Donc le matin je ne viens pas trop en avance, et quand je suis à l’école c’est plutôt pour papoter avec les collègues et l’ATSEM. Par contre je reste entre midi et deux et surtout le soir après la classe je prépare tout pour le lendemain. Quand l’ATSEM arrive le matin, elle sait que tout est prêt y’a plus qu’à installer sur les tables pour l’accueil. C’est sûr que ça demande de rester un peu le soir. Pas longtemps non plus hein, j’ai assez d’expérience pour savoir ce que je vais faire le lendemain. Mais quand même, il me faut au moins 45 minutes voire une heure si je dois regarder les travaux du jour des élèves ou préparer une future séquence. »
« Alors moi tous les soirs je file à 16h30 »
Sa jeune collègue Sonia lui répond : « Alors moi tous les soirs je file à 16h30. Je ne peux pas rester. D’abord parce que j’ai mes enfants mais même s’ils peuvent aussi aller en garderie ou si le papa peut les chercher, j’ai besoin de partir après la classe, j’ai tout donné pendant la journée et il me faut un break. Je ne sais pas comment tu fais pour continuer à bosser après la journée avec les maternelles ! Moi c’est pause obligatoire. Après le soir, quand mes enfants sont couchés, je m’y remets tranquillement dans une ambiance reposée. Mais y’a aussi plein de contraintes techniques.
« Je bosse surtout le week-end et pendant les petites vacances »
D’abord y’a la garderie et c’est vraiment bruyant, je ne me vois pas préparer ma classe avec les élèves qui circulent et qui crient à côté, voire dans la classe car je sais qu’ils vont venir me parler. Ensuite, moi je bosse beaucoup sur l’ordinateur, je cherche des ressources, j’imprime, je fais mes montages … et pour ça j’ai besoin d’être au calme mais surtout d’avoir mon ordi perso. C’est pour ça que je rentre chez moi. En plus moi je bosse surtout le week-end et pendant les petites vacances. Je sais que la semaine c’est speed, entre mes enfants, la maison, la vie quoi, je suis à 200 à l’heure et je n’ai pas le temps de trop bosser en semaine. Alors après la classe c’est plutôt un moment où j’oublie l’école.
En revanche je viens assez tôt le matin quand je peux pour photocopier ou plastifier. Cette année je reste à la pause de midi car on s’entend bien avec l’équipe et c’est vrai que parfois je bosse aussi un peu.
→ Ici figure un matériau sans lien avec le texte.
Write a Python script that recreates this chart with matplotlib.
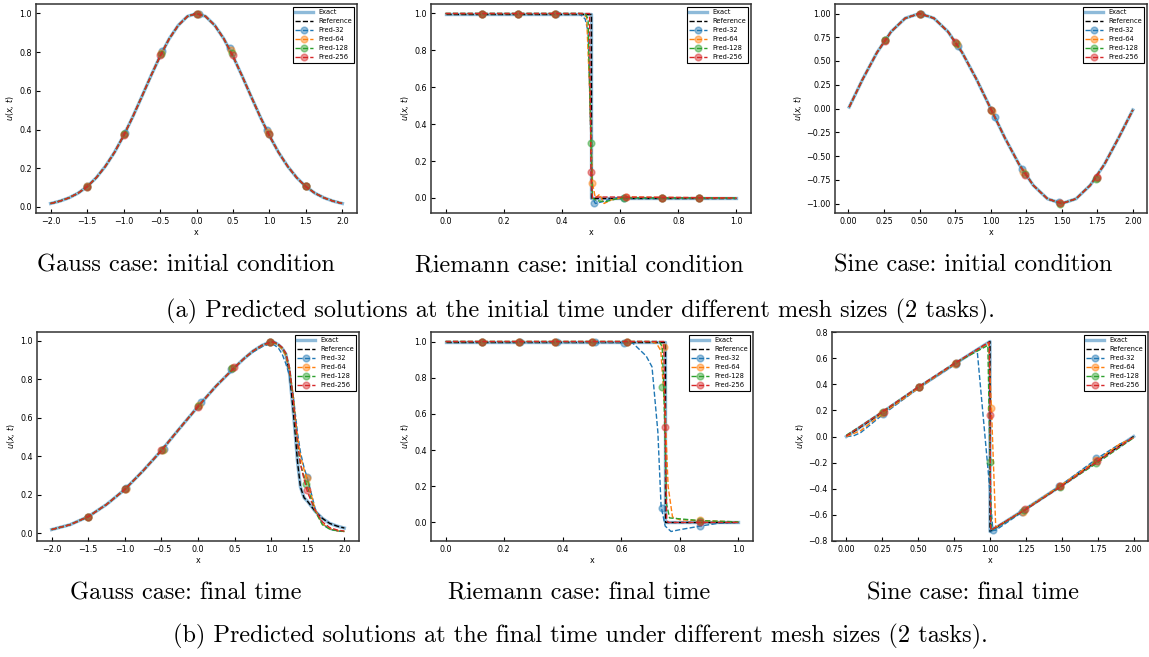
import matplotlib

matplotlib.use("Agg")

import matplotlib.pyplot as plt
from matplotlib.colors import to_rgba
from matplotlib.lines import Line2D

LABELS = ["Pred-32", "Pred-64", "Pred-128", "Pred-256"]
COLORS = ["tab:blue", "tab:orange", "tab:green", "tab:red"]

# ---- Gauss, initial condition ----
G0_X = [-2.0, -1.875, -1.75, -1.625, -1.5, -1.375, -1.25, -1.125, -1.0, -0.875, -0.75, -0.625, -0.5,
        -0.375, -0.25, -0.125, 0.0, 0.125, 0.25, 0.375, 0.5, 0.625, 0.75, 0.875, 1.0, 1.125, 1.25,
        1.375, 1.5, 1.625, 1.75, 1.875, 2.0]
G0_EXACT = [0.018, 0.030, 0.047, 0.071, 0.105, 0.151, 0.210, 0.282, 0.368, 0.465, 0.570, 0.677, 0.779,
            0.869, 0.939, 0.985, 1.000, 0.985, 0.939, 0.869, 0.779, 0.677, 0.570, 0.465, 0.368, 0.282,
            0.210, 0.151, 0.105, 0.071, 0.047, 0.030, 0.018]
G0_MX = [[-1.50, -0.98, -0.47, 0.03, 0.46, 0.97, 1.50],
         [-1.50, -0.99, -0.48, 0.02, 0.47, 0.98, 1.50],
         [-1.50, -1.00, -0.49, 0.01, 0.49, 0.99, 1.50],
         [-1.50, -1.00, -0.50, 0.00, 0.50, 1.00, 1.50]]
G0_MY = [[0.107, 0.384, 0.806, 0.998, 0.820, 0.397, 0.108],
         [0.106, 0.379, 0.797, 0.997, 0.810, 0.388, 0.107],
         [0.105, 0.375, 0.790, 0.996, 0.795, 0.379, 0.106],
         [0.105, 0.372, 0.785, 0.995, 0.787, 0.375, 0.107]]

# ---- Riemann, initial condition ----
R0_X = [0.0, 0.5, 0.5, 1.0]
R0_EXACT = [1.0, 1.0, 0.0, 0.0]
R0_PX = [[0.0, 0.46, 0.48, 0.49, 0.50, 0.505, 0.515, 0.54, 0.58, 1.0],
         [0.0, 0.47, 0.485, 0.495, 0.505, 0.515, 0.53, 0.545, 0.57, 0.62, 1.0],
         [0.0, 0.48, 0.49, 0.50, 0.505, 0.52, 0.55, 0.60, 1.0],
         [0.0, 0.495, 0.50, 0.505, 0.52, 0.60, 1.0]]
R0_PY = [[1.0, 1.0, 0.97, 0.90, 0.30, 0.0, -0.03, -0.02, 0.0, 0.0],
         [1.0, 1.0, 0.98, 0.60, 0.08, 0.0, 0.02, -0.03, -0.01, 0.005, 0.0],
         [1.0, 1.0, 0.97, 0.30, 0.0, -0.015, -0.02, 0.0, 0.0],
         [1.0, 1.0, 0.14, 0.0, 0.005, 0.005, 0.0]]
R0_MX = [[0.125, 0.25, 0.38, 0.51, 0.615, 0.745, 0.87],
         [0.125, 0.25, 0.375, 0.505, 0.62, 0.745, 0.87],
         [0.125, 0.25, 0.375, 0.50, 0.615, 0.745, 0.87],
         [0.125, 0.25, 0.375, 0.499, 0.62, 0.745, 0.87]]
R0_MY = [[1.0, 1.0, 1.0, -0.025, 0.0, 0.0, 0.0],
         [1.0, 1.0, 1.0, 0.08, 0.005, 0.0, 0.0],
         [1.0, 1.0, 1.0, 0.30, 0.0, 0.0, 0.0],
         [1.0, 1.0, 1.0, 0.14, 0.005, 0.0, 0.0]]

# ---- Sine, initial condition ----
S0_X = [0.005, 0.1, 0.2, 0.3, 0.4, 0.5, 0.6, 0.7, 0.8, 0.9, 1.0, 1.1, 1.2, 1.3, 1.4, 1.5, 1.6, 1.7,
        1.8, 1.9, 2.0]
S0_EXACT = [0.015, 0.309, 0.588, 0.809, 0.951, 1.0, 0.951, 0.809, 0.588, 0.309, 0.0, -0.309, -0.588,
            -0.809, -0.951, -1.0, -0.951, -0.809, -0.588, -0.309, -0.015]
S0_MX = [[0.26, 0.51, 0.77, 1.03, 1.22, 1.48, 1.745],
         [0.255, 0.505, 0.765, 1.01, 1.23, 1.49, 1.745],
         [0.255, 0.505, 0.755, 1.005, 1.24, 1.49, 1.74],
         [0.255, 0.505, 0.75, 1.005, 1.245, 1.49, 1.745]]
S0_MY = [[0.72, 0.995, 0.66, -0.09, -0.64, -0.98, -0.73],
         [0.72, 0.995, 0.68, -0.03, -0.67, -0.99, -0.73],
         [0.72, 0.995, 0.69, -0.02, -0.69, -1.0, -0.74],
         [0.715, 0.995, 0.70, -0.015, -0.70, -0.995, -0.72]]

# ---- Gauss, final time ----
G1_X = [-2.0, -1.75, -1.5, -1.25, -1.0, -0.75, -0.5, -0.25, 0.0, 0.25, 0.5, 0.625, 0.75, 0.875, 1.0,
        1.05, 1.1, 1.15, 1.2, 1.25, 1.3, 1.33, 1.36, 1.4, 1.45, 1.5, 1.6, 1.7, 1.8, 1.9, 2.0]
G1_EXACT = [0.020, 0.045, 0.087, 0.150, 0.228, 0.325, 0.430, 0.545, 0.658, 0.765, 0.860, 0.905, 0.945,
            0.975, 0.995, 0.990, 0.978, 0.960, 0.930, 0.830, 0.640, 0.510, 0.370, 0.240, 0.185, 0.165,
            0.115, 0.078, 0.052, 0.038, 0.028]
G1_PY = [[0.020, 0.045, 0.087, 0.150, 0.228, 0.325, 0.430, 0.545, 0.658, 0.765, 0.860, 0.905, 0.940,
          0.968, 0.985, 0.975, 0.960, 0.930, 0.880, 0.820, 0.720, 0.620, 0.520, 0.420, 0.340, 0.280,
          0.130, 0.050, 0.022, 0.012, 0.010],
         [0.020, 0.045, 0.087, 0.150, 0.228, 0.325, 0.430, 0.545, 0.658, 0.765, 0.860, 0.905, 0.945,
          0.973, 0.990, 0.985, 0.975, 0.955, 0.920, 0.850, 0.720, 0.600, 0.500, 0.400, 0.330, 0.270,
          0.125, 0.050, 0.025, 0.014, 0.010],
         [0.020, 0.045, 0.087, 0.150, 0.228, 0.325, 0.430, 0.545, 0.658, 0.765, 0.860, 0.905, 0.945,
          0.975, 0.992, 0.988, 0.978, 0.962, 0.930, 0.860, 0.710, 0.570, 0.460, 0.360, 0.290, 0.235,
          0.115, 0.045, 0.022, 0.014, 0.010],
         [0.020, 0.045, 0.087, 0.150, 0.228, 0.325, 0.430, 0.545, 0.658, 0.765, 0.860, 0.905, 0.945,
          0.975, 0.993, 0.990, 0.980, 0.965, 0.935, 0.860, 0.700, 0.580, 0.470, 0.360, 0.280, 0.210,
          0.120, 0.060, 0.030, 0.018, 0.012]]
G1_MX = [[-1.50, -0.98, -0.47, 0.04, 0.45, 0.98, 1.49],
         [-1.50, -0.99, -0.48, 0.01, 0.47, 0.99, 1.49],
         [-1.50, -1.00, -0.49, 0.00, 0.47, 0.99, 1.48],
         [-1.50, -1.00, -0.50, 0.00, 0.49, 0.99, 1.49]]
G1_MY = [[0.087, 0.235, 0.440, 0.680, 0.855, 0.990, 0.295],
         [0.086, 0.230, 0.435, 0.665, 0.860, 0.990, 0.285],
         [0.085, 0.228, 0.432, 0.660, 0.858, 0.990, 0.255],
         [0.085, 0.228, 0.430, 0.658, 0.865, 0.990, 0.225]]

# ---- Riemann, final time ----
R1_X = [0.0, 0.75, 0.75, 1.0]
R1_EXACT = [1.0, 1.0, 0.0, 0.0]
R1_PX = [[0.0, 0.6, 0.64, 0.685, 0.705, 0.725, 0.736, 0.75, 0.77, 0.8, 0.87, 0.93, 1.0],
         [0.0, 0.70, 0.72, 0.735, 0.75, 0.76, 0.775, 0.8, 0.87, 1.0],
         [0.0, 0.73, 0.74, 0.745, 0.755, 0.765, 0.8, 0.87, 1.0],
         [0.0, 0.745, 0.75, 0.755, 0.76, 1.0]]
R1_PY = [[1.0, 0.995, 0.99, 0.92, 0.86, 0.50, 0.09, -0.02, -0.05, -0.04, -0.02, -0.005, 0.0],
         [1.0, 1.0, 0.99, 0.95, 0.60, 0.20, 0.03, 0.015, 0.01, 0.003],
         [1.0, 1.0, 0.97, 0.75, 0.10, 0.025, 0.02, 0.01, 0.003],
         [1.0, 1.0, 0.53, 0.02, 0.0, 0.0]]
R1_MX = [[0.125, 0.255, 0.38, 0.51, 0.61, 0.74, 0.87],
         [0.125, 0.25, 0.375, 0.50, 0.62, 0.745, 0.87],
         [0.125, 0.25, 0.375, 0.50, 0.62, 0.74, 0.87],
         [0.125, 0.25, 0.375, 0.50, 0.62, 0.75, 0.87]]
R1_MY = [[1.0, 1.0, 1.0, 0.995, 0.99, 0.08, -0.02],
         [1.0, 1.0, 1.0, 1.0, 1.0, 0.97, 0.012],
         [1.0, 1.0, 1.0, 1.0, 1.0, 0.75, 0.01],
         [1.0, 1.0, 1.0, 1.0, 1.0, 0.53, 0.0]]

# ---- Sine, final time ----
S1_X = [0.0, 0.25, 0.5, 0.75, 1.0, 1.0, 1.25, 1.5, 1.75, 2.0]
S1_EXACT = [0.0, 0.185, 0.375, 0.555, 0.73, -0.73, -0.555, -0.375, -0.185, 0.0]
S1_PX = [[0.0, 0.05, 0.1, 0.25, 0.5, 0.75, 0.91, 0.99, 1.02, 1.04, 1.25, 1.5, 1.75, 1.9, 2.0],
         [0.0, 0.1, 0.25, 0.5, 0.75, 0.99, 1.01, 1.04, 1.25, 1.5, 1.75, 1.9, 2.0],
         [0.0, 0.1, 0.25, 0.5, 0.75, 0.985, 1.0, 1.01, 1.25, 1.5, 1.75, 2.0],
         [0.0, 0.25, 0.5, 0.75, 0.995, 1.0, 1.005, 1.25, 1.5, 1.75, 2.0]]
S1_PY = [[0.0, 0.005, 0.03, 0.165, 0.37, 0.55, 0.67, -0.30, -0.72, -0.72, -0.56, -0.37, -0.165, -0.06, -0.01],
         [0.0, 0.045, 0.175, 0.37, 0.555, 0.72, 0.22, -0.70, -0.555, -0.37, -0.18, -0.06, -0.01],
         [0.01, 0.08, 0.19, 0.38, 0.56, 0.70, -0.195, -0.72, -0.56, -0.38, -0.20, -0.01],
         [0.005, 0.19, 0.38, 0.56, 0.725, 0.165, -0.72, -0.56, -0.38, -0.19, -0.005]]
S1_MX = [[0.255, 0.505, 0.765, 1.02, 1.225, 1.48, 1.74],
         [0.25, 0.505, 0.755, 1.01, 1.23, 1.485, 1.74],
         [0.255, 0.505, 0.76, 1.00, 1.24, 1.49, 1.74],
         [0.26, 0.505, 0.765, 1.00, 1.245, 1.49, 1.745]]
S1_MY = [[0.17, 0.38, 0.56, -0.72, -0.58, -0.38, -0.165],
         [0.18, 0.38, 0.56, 0.22, -0.58, -0.38, -0.18],
         [0.19, 0.38, 0.565, -0.195, -0.565, -0.385, -0.20],
         [0.19, 0.38, 0.565, 0.165, -0.56, -0.38, -0.19]]

CAPTIONS = ["Gauss case: initial condition", "Riemann case: initial condition",
            "Sine case: initial condition", "Gauss case: final time",
            "Riemann case: final time", "Sine case: final time"]
ROW_CAPTIONS = ["(a) Predicted solutions at the initial time under different mesh sizes (2 tasks).",
                "(b) Predicted solutions at the final time under different mesh sizes (2 tasks)."]

W, H = 1149, 657
# axes boxes in pixels: left, top, right, bottom
BOXES = [(36, 4, 357, 213), (431, 4, 751, 213), (835, 4, 1147, 213),
         (37, 332, 359, 541), (431, 332, 753, 541), (832, 332, 1148, 541)]
CAP_POS = [(186, 265), (579, 265), (973, 265), (186, 593), (579, 593), (973, 593)]
ROW_POS = [(580, 311), (580, 636)]


def draw_panel(ax, ex, ey, pred_x, pred_y, mx, my):
    ax.plot(ex, ey, color="tab:blue", alpha=0.5, lw=2.4, zorder=1)
    ax.plot(ex, ey, color="black", ls="--", lw=1.0, zorder=2)
    for i in range(4):
        face = to_rgba(COLORS[i], 0.45)
        ax.plot(pred_x[i], pred_y[i], color=COLORS[i], ls="--", lw=1.0, zorder=3 + i)
        ax.plot(mx[i], my[i], ls="none", marker="o", ms=4.8, mfc=face, mew=1.1,
                color=COLORS[i], zorder=3 + i)
    handles = [Line2D([], [], color="tab:blue", alpha=0.5, lw=2.4, label="Exact"),
               Line2D([], [], color="black", ls="--", lw=1.0, label="Reference")]
    for i in range(4):
        handles.append(Line2D([], [], color=COLORS[i], ls="--", lw=1.0, marker="o", ms=4.8,
                              mfc=to_rgba(COLORS[i], 0.45), mew=1.1, label=LABELS[i]))
    leg = ax.legend(handles=handles, loc="upper right", fontsize=4.8, fancybox=False,
                    framealpha=1, edgecolor="black", borderaxespad=0.4, handlelength=2.6,
                    labelspacing=0.45)
    leg.get_frame().set_linewidth(0.8)
    ax.set_xlabel("x", fontsize=5.8, labelpad=1)
    ax.set_ylabel("$u(x,\\,t)$", fontsize=5.8, labelpad=2)
    ax.tick_params(direction="in", labelsize=5.8, length=3, width=0.8, pad=3)
    for sp in ax.spines.values():
        sp.set_linewidth(1.1)
        sp.set_color("#333333")


def main() -> None:
    fig = plt.figure(figsize=(W / 100, H / 100), dpi=100)
    panels = [
        (G0_X, G0_EXACT, [G0_X] * 4, [G0_EXACT] * 4, G0_MX, G0_MY),
        (R0_X, R0_EXACT, R0_PX, R0_PY, R0_MX, R0_MY),
        (S0_X, S0_EXACT, [S0_X] * 4, [S0_EXACT] * 4, S0_MX, S0_MY),
        (G1_X, G1_EXACT, [G1_X] * 4, G1_PY, G1_MX, G1_MY),
        (R1_X, R1_EXACT, R1_PX, R1_PY, R1_MX, R1_MY),
        (S1_X, S1_EXACT, S1_PX, S1_PY, S1_MX, S1_MY),
    ]
    for box, data in zip(BOXES, panels):
        l, t, r, b = box
        ax = fig.add_axes([l / W, 1 - b / H, (r - l) / W, (b - t) / H])
        draw_panel(ax, *data)

    for text, (x, y) in zip(CAPTIONS, CAP_POS):
        fig.text(x / W, 1 - y / H, text, ha="center", va="center", fontsize=17.5, family="cmr10")
    for text, (x, y) in zip(ROW_CAPTIONS, ROW_POS):
        fig.text(x / W, 1 - y / H, text, ha="center", va="center", fontsize=17.5, family="cmr10")

    fig.savefig("out.png", dpi=100)
    plt.close(fig)


if __name__ == "__main__":
    main()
Mais ça passe vite la pause de midi. Par contre l’an dernier je ne restais pas, de toute façon personne de l’école ne mangeait sur place. »
Petite analyse : Sonia et Marie-Pierre nous montrent un double aspect fondamental du travail enseignant. Tout d’abord, il est composé d’une part importante de travail en dehors de la présence des élèves. Mais également cette part du travail s’organise différemment en fonction des contraintes de chacun, en fonction des moments de sa carrière, en fonction de ses préférences …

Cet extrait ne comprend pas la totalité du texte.